BEGIN

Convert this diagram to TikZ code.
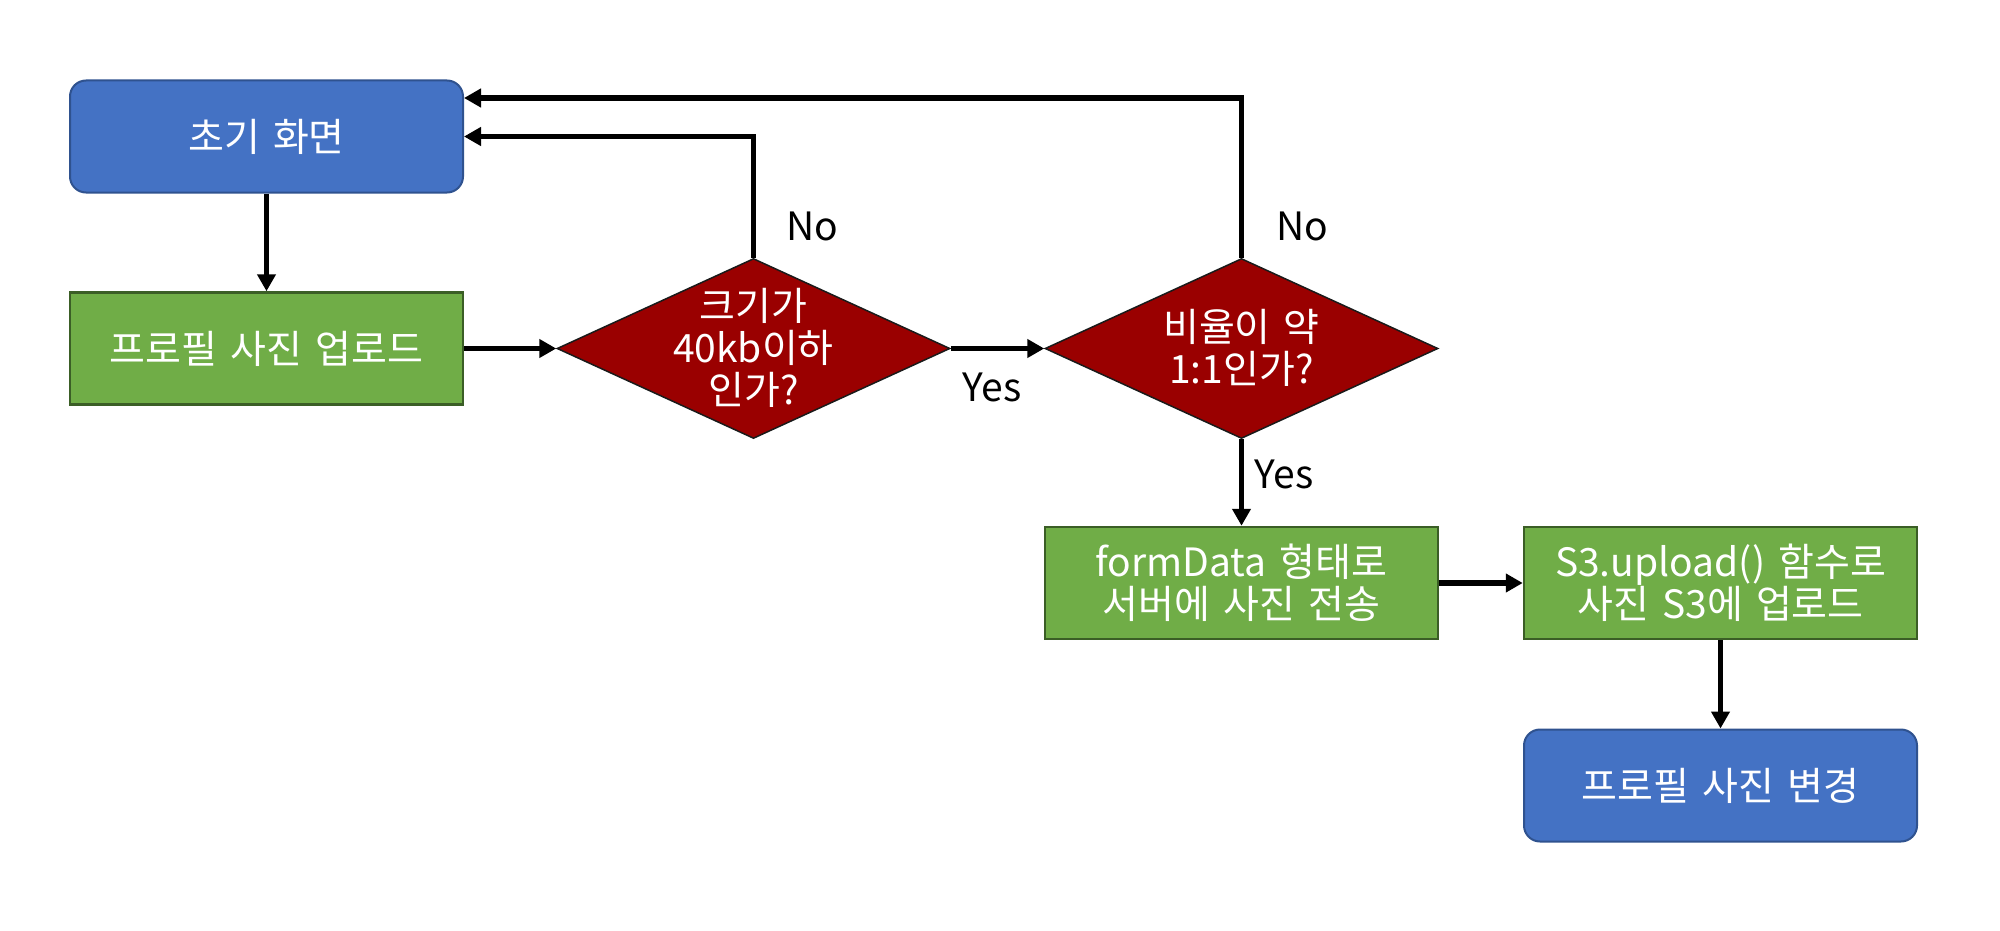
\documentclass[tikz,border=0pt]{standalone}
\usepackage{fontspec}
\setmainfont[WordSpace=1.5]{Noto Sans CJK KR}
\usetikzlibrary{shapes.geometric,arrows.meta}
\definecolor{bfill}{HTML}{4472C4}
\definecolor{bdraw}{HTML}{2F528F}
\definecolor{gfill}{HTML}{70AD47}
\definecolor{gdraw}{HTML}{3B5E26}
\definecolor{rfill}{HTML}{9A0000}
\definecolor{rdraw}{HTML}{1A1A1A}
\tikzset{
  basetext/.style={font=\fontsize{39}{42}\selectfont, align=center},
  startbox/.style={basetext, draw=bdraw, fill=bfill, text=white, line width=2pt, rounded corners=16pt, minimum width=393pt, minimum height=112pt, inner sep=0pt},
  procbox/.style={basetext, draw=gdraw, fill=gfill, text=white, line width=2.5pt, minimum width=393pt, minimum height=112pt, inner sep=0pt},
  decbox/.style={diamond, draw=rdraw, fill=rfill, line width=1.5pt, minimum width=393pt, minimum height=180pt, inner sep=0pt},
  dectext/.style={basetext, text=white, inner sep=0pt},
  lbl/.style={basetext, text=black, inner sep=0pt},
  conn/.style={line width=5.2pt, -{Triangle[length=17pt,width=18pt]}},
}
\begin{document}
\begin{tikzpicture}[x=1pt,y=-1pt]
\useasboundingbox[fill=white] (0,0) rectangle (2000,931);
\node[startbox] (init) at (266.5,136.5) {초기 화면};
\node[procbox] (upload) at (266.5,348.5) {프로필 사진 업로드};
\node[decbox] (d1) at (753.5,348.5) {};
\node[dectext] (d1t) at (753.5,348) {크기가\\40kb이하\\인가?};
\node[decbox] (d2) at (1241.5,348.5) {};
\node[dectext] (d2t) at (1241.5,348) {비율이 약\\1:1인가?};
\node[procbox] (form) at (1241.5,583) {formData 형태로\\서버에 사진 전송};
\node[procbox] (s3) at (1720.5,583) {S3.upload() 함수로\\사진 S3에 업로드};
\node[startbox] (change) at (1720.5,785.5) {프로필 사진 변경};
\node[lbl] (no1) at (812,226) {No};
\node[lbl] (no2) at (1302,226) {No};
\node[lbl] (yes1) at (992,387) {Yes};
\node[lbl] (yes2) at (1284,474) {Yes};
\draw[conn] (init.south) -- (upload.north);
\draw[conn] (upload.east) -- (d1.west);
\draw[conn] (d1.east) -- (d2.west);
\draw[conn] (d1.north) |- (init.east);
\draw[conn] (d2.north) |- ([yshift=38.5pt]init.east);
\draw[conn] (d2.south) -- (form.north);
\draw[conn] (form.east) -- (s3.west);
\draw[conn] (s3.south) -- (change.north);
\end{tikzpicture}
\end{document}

END

Exclude the images and reproduce the remaining data exactly.

◆ Worked solution
Convert this diagram to TikZ code.
\documentclass[tikz,border=0pt]{standalone}
\usepackage{fontspec}
\setmainfont[WordSpace=1.5]{Noto Sans CJK KR}
\usetikzlibrary{shapes.geometric,arrows.meta}
\definecolor{bfill}{HTML}{4472C4}
\definecolor{bdraw}{HTML}{2F528F}
\definecolor{gfill}{HTML}{70AD47}
\definecolor{gdraw}{HTML}{3B5E26}
\definecolor{rfill}{HTML}{9A0000}
\definecolor{rdraw}{HTML}{1A1A1A}
\tikzset{
  basetext/.style={font=\fontsize{39}{42}\selectfont, align=center},
  startbox/.style={basetext, draw=bdraw, fill=bfill, text=white, line width=2pt, rounded corners=16pt, minimum width=393pt, minimum height=112pt, inner sep=0pt},
  procbox/.style={basetext, draw=gdraw, fill=gfill, text=white, line width=2.5pt, minimum width=393pt, minimum height=112pt, inner sep=0pt},
  decbox/.style={diamond, draw=rdraw, fill=rfill, line width=1.5pt, minimum width=393pt, minimum height=180pt, inner sep=0pt},
  dectext/.style={basetext, text=white, inner sep=0pt},
  lbl/.style={basetext, text=black, inner sep=0pt},
  conn/.style={line width=5.2pt, -{Triangle[length=17pt,width=18pt]}},
}
\begin{document}
\begin{tikzpicture}[x=1pt,y=-1pt]
\useasboundingbox[fill=white] (0,0) rectangle (2000,931);
\node[startbox] (init) at (266.5,136.5) {초기 화면};
\node[procbox] (upload) at (266.5,348.5) {프로필 사진 업로드};
\node[decbox] (d1) at (753.5,348.5) {};
\node[dectext] (d1t) at (753.5,348) {크기가\\40kb이하\\인가?};
\node[decbox] (d2) at (1241.5,348.5) {};
\node[dectext] (d2t) at (1241.5,348) {비율이 약\\1:1인가?};
\node[procbox] (form) at (1241.5,583) {formData 형태로\\서버에 사진 전송};
\node[procbox] (s3) at (1720.5,583) {S3.upload() 함수로\\사진 S3에 업로드};
\node[startbox] (change) at (1720.5,785.5) {프로필 사진 변경};
\node[lbl] (no1) at (812,226) {No};
\node[lbl] (no2) at (1302,226) {No};
\node[lbl] (yes1) at (992,387) {Yes};
\node[lbl] (yes2) at (1284,474) {Yes};
\draw[conn] (init.south) -- (upload.north);
\draw[conn] (upload.east) -- (d1.west);
\draw[conn] (d1.east) -- (d2.west);
\draw[conn] (d1.north) |- (init.east);
\draw[conn] (d2.north) |- ([yshift=38.5pt]init.east);
\draw[conn] (d2.south) -- (form.north);
\draw[conn] (form.east) -- (s3.west);
\draw[conn] (s3.south) -- (change.north);
\end{tikzpicture}
\end{document}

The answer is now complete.